Technically option 3 may be true. However, while Comcast and other telcos are private companies, they benefit greatly from things most private companies do not.
It simply isn’t possible for companies to provide services like cable television or phone service without using public resources, going through peoples back yards, under public highways and over city streets. Because of this, and because the costs are so high they have been granted the right to use public resources such as easements, utility poles and sidewalk boxes. In return they agree to be regulated. This is called a granted monopoly, meaning that they have been granted exclusive right to offer a specific service in an area, such as cable television, phone service, and now because these same companies have expanded to being ISPs, internet service. This is the incentive these companies have been offered to build out and maintain a complex last mile network, and it is one they continue to benefit from. There is usually no competitor to a cable company in one area, nor any competitor to the phone company. You live in a certain area, you get Comcast, or Verizon, or AT&T, or Time Warner.
This is beneficial to consumers in that they are guaranteed that a certain area will have phone service or cable television, and that the company will be watched closely to ensure they don’t abuse their position, because they are in fact a monopoly in that area for a given service. But as we can see here, these companies which are already regulated for providing cable and phone service, ARE abusing their position, taking advantage of the monopoly position they have been given, and turning around and pretending to be entirely private companies that can do whatever they wish with the lines they own when it comes to internet service. In some cases those lines were not built out with just private money either, public money has been used to fund the development of such communications networks while private companies profit from them.

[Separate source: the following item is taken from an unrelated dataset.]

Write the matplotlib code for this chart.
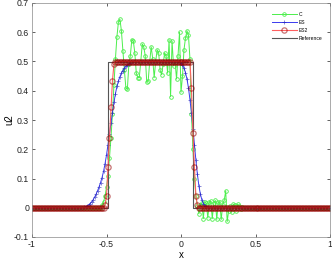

So what am I proposing? It is very simple actually. If we want the internet to remain the useful, open medium that has allowed for all the things we currently benefit from, we have 2 choices.
1. My preference, and the only real option at this point – Encourage local municipalities to build out new fiber networks using tax dollars or other funding sources, then either maintain them with city employees, or contract out that maintenance to a private company, but have the public retain ownership. Then upstream internet service providers can offer internet service and indeed any services they wish to customers. The local government would be prohibited from censoring the network or entering into exclusive deals with private companies to provide services over it. Private companies would be free to offer services in any way they wish, and customers would be free not to use them. Cost of entry would be low enough so as to encourage outside companies to come in and provide upstream connections without having to worry about the last mile network. The problem it seems, is that incumbent telcos don’t like being replaced, and have sued municipalities that have attempted to build out such a network.
2. If we are to continue to allow private companies to manage and own last mile networks that internet users depend on, and given that ALL private internet service providers must use public resources to provide their service, they should be subject to regulation. They are already regulated for the other services they provide (over the same wires i might add), so regulating their internet service is essential and the lack of regulation is inexcusable:
- Since most companies are not content with just selling internet service, but take advantage of a granted monopoly status, they should not be permitted to rig service rates to favor their own content services. They do not have to be just “dumb pipes”, but if consumers choose to utilize them in this way, companies should not interfere. Reasonable rates must be charged to ensure companies get a fair deal to maintain the network.
- Because this network is so important, internet service providers cannot be allowed to abuse their position and dictate which applications or services may be used over the network. Either offer internet service, or don’t.
That’s basically it. If those terms are unacceptable, fine. Companies who don’t like them should cede control over the lines to the local government to implement option 1 above, or to a company who DOES wish to offer real internet access. The Internet is too important to allow private companies to have this level of unlimited control over it, and given that the majority of Americans access the internet through a company that is a monopoly in one area, the only solution is to ensure that the regulations they are already subject to for other services, are applied to Internet service as well.
If we continue to allow private companies to use public resources to provide last mile networks and upstream internet access, while asserting the right to completely control the network, they will abuse that control, plenty of examples show that they already are. The internet will no longer be the open medium that has made it what it is today, and instead will turn into a collusive toll road, where content owners and network operators conspire to dictate what consumers will have access to. This is absolutely unacceptable.
ISPs who are granted local monopolies basically already are regulated utilities. If your city council didn’t like what the ISPs were doing, they would have granted the monopoly to some other company.
The solution for crappy ISPs is more competition, not less. Try suggesting that, however, and watch how quickly your local monopoly ISP tells you it’s a bad idea. Having a local monopoly and/or being a “regulated utility” is easy money, but if they had to compete they’d lose.